The push from outsiders to pass pet policies via the ballot has occurred before, on everything from land conservation in North Dakota to how to cage chickens in California, sometimes leading to big-money fights between corporations, advocacy groups and others.
“There’s this perception out there that the initiative process is all about the little guy,” said Jennie Bowser, a consultant who for many years studied ballot measures for the bipartisan National Conference of State Legislatures. “But the truth of the matter is that it’s a big business. It’s really well organized, and it’s really well funded. And it is very, very rarely a group of local citizens who get together and try to make a difference.”
* * *
In 2014, when a Republican wave gave conservatives more U.S. Senate seats and governors’ mansions, left-leaning activists still managed to notch victories for the minimum wage, gun control, and marijuana legalization through ballot measures in Nebraska, South Dakota, Illinois, Arkansas, Washington, Oregon, Alaska, and the District of Columbia.

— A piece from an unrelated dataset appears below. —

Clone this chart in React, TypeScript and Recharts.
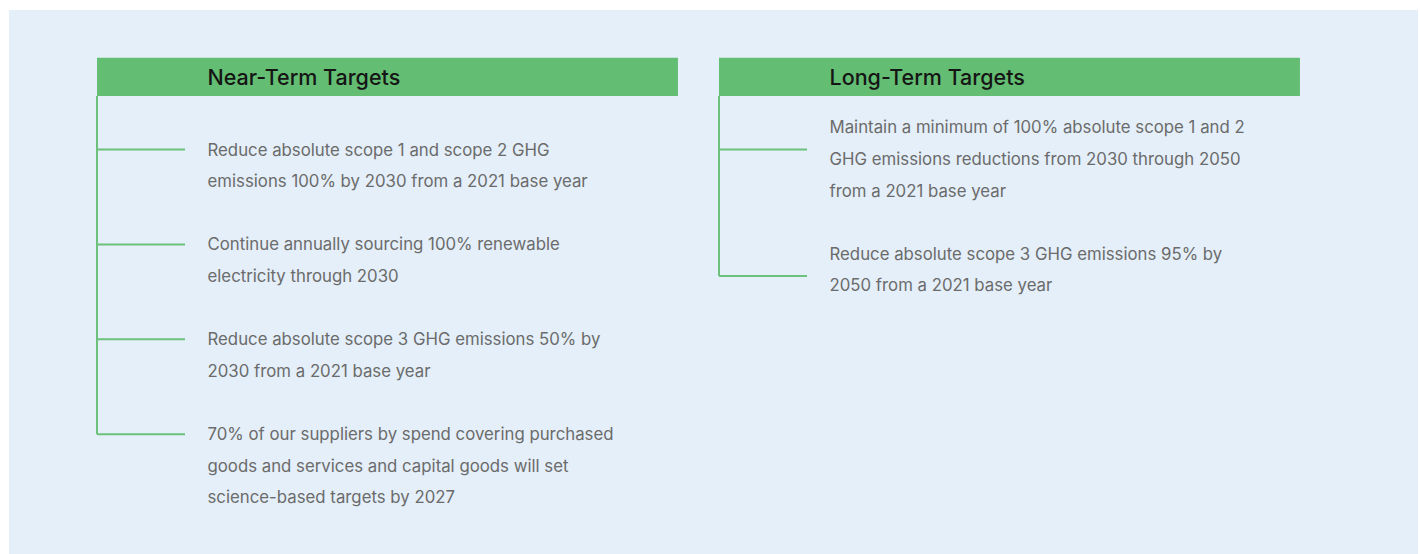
import { ComposedChart, ReferenceArea, ReferenceLine, Scatter, XAxis, YAxis } from 'recharts'

const GROUP_TITLES = ['Near-Term Targets', 'Long-Term Targets']

const NEAR_TERM_TARGETS = [
  ['Reduce absolute scope 1 and scope 2 GHG', 'emissions 100% by 2030 from a 2021 base year'],
  ['Continue annually sourcing 100% renewable', 'electricity through 2030'],
  ['Reduce absolute scope 3 GHG emissions 50% by', '2030 from a 2021 base year'],
  [
    '70% of our suppliers by spend covering purchased',
    'goods and services and capital goods will set',
    'science-based targets by 2027',
  ],
]

const LONG_TERM_TARGETS = [
  [
    'Maintain a minimum of 100% absolute scope 1 and 2',
    'GHG emissions reductions from 2030 through 2050',
    'from a 2021 base year',
  ],
  ['Reduce absolute scope 3 GHG emissions 95% by', '2050 from a 2021 base year'],
]

const GROUP_ITEMS = [NEAR_TERM_TARGETS, LONG_TERM_TARGETS]

// layout, in chart units (x: one column per group, y: one row per text line)
const HEADER_TOP = -2.9
const HEADER_BOTTOM = -1.69
const HEADER_WIDTH = 0.934
const BRANCH_LEN = 0.1415
const TEXT_OFFSET = 0.1777
const TEXT_SHIFT = [0, -0.7]

const GREEN = '#63BD72'
const LINE_GREEN = '#6CC27A'
const PANEL_BG = '#E4EFF9'
const TEXT_COLOR = '#6b6b6b'
const TITLE_COLOR = '#151515'
const FONT = 'Inter, "Noto Sans", sans-serif'

type Item = { col: number; row: number; lines: string[] }

// each item starts one blank row after the previous one ends
const items: Item[] = GROUP_ITEMS.flatMap((targets, col) => {
  let row = 0
  return targets.map((lines) => {
    const item = { col, row, lines }
    row += lines.length + 1
    return item
  })
})

const textPoints = items.flatMap((item) =>
  item.lines.map((text, i) => ({
    x: item.col + TEXT_OFFSET,
    y: item.row + TEXT_SHIFT[item.col] + i,
    text,
  })),
)

const titlePoints = GROUP_TITLES.map((title, col) => ({
  x: col + TEXT_OFFSET,
  y: (HEADER_TOP + HEADER_BOTTOM) / 2,
  text: title,
}))

function TextShape(props: any) {
  const { cx, cy, payload } = props
  return (
    <text
      x={cx}
      y={cy}
      dominantBaseline="central"
      fill={TEXT_COLOR}
      fontSize={16.8}
      fontFamily={FONT}
    >
      {payload.text}
    </text>
  )
}

function TitleShape(props: any) {
  const { cx, cy, payload } = props
  return (
    <text
      x={cx}
      y={cy}
      dominantBaseline="central"
      fill={TITLE_COLOR}
      fontSize={21.5}
      fontWeight={500}
      fontFamily={FONT}
    >
      {payload.text}
    </text>
  )
}

export default function App() {
  return (
    <div style={{ position: 'relative', width: 1420, height: 554, background: '#fff', overflow: 'hidden' }}>
      <style>{'body{margin:0;overflow:hidden}'}</style>
      <div
        style={{
          position: 'absolute',
          left: 9,
          top: 10,
          width: 1409,
          height: 544,
          background: PANEL_BG,
        }}
      />
      <div style={{ position: 'absolute', left: 0, top: 0 }}>
        <ComposedChart
          width={1420}
          height={554}
          margin={{ top: 23, right: 79, bottom: 25, left: 97 }}
        >
          <XAxis type="number" dataKey="x" domain={[0, 2]} hide />
          <YAxis type="number" dataKey="y" domain={[-4, 12]} reversed hide />
          {GROUP_TITLES.map((title, col) => (
            <ReferenceArea
              key={title}
              x1={col}
              x2={col + HEADER_WIDTH}
              y1={HEADER_TOP}
              y2={HEADER_BOTTOM}
              fill={GREEN}
              fillOpacity={1}
              stroke="none"
            />
          ))}
          {GROUP_TITLES.map((title, col) => {
            const rows = items.filter((it) => it.col === col).map((it) => it.row)
            return (
              <ReferenceLine
                key={`trunk-${title}`}
                segment={[
                  { x: col, y: HEADER_BOTTOM },
                  { x: col, y: Math.max(...rows) },
                ]}
                stroke={LINE_GREEN}
                strokeWidth={2}
              />
            )
          })}
          {items.map((it, i) => (
            <ReferenceLine
              key={`branch-${i}`}
              segment={[
                { x: it.col, y: it.row },
                { x: it.col + BRANCH_LEN, y: it.row },
              ]}
              stroke={LINE_GREEN}
              strokeWidth={2}
            />
          ))}
          <Scatter data={textPoints} shape={TextShape} isAnimationActive={false} />
          <Scatter data={titlePoints} shape={TitleShape} isAnimationActive={false} />
        </ComposedChart>
      </div>
    </div>
  )
}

In 2015, they followed with wins for campaign-finance reform in Seattle and Maine.
Those successes, as well as the chance to draw more left-leaning voters to the polls, are encouraging liberal activists to push hard on the 2016 ballot.
This year, national liberal groups are especially focused on issues that prove popular in polls but that politicians have been loath to work on, such as gun control and marijuana legalization. Republicans, who generally dislike both ideas, control 30 state legislatures.
“These are issues that voters have said are very important to them in previous elections, yet nothing has changed,” said Justine Sarver, the director of the Ballot Initiative Strategy Center, which helps coordinate liberal ballot efforts.
Her group, based in Washington, D.C., plans to use 2016 to push back on conservative state legislatures but hasn’t yet announced which 2016 initiative campaigns it will aid. Though it does not disclose its donors, the group has been listed as a beneficiary of the Democracy Alliance, a network of deep-pocketed Democratic contributors including financier George Soros and San Francisco hedge-fund manager Tom Steyer. (The Center for Public Integrity receives funding from the Open Society Foundations, which Soros funds. A complete list of Center for Public Integrity funders is found here.)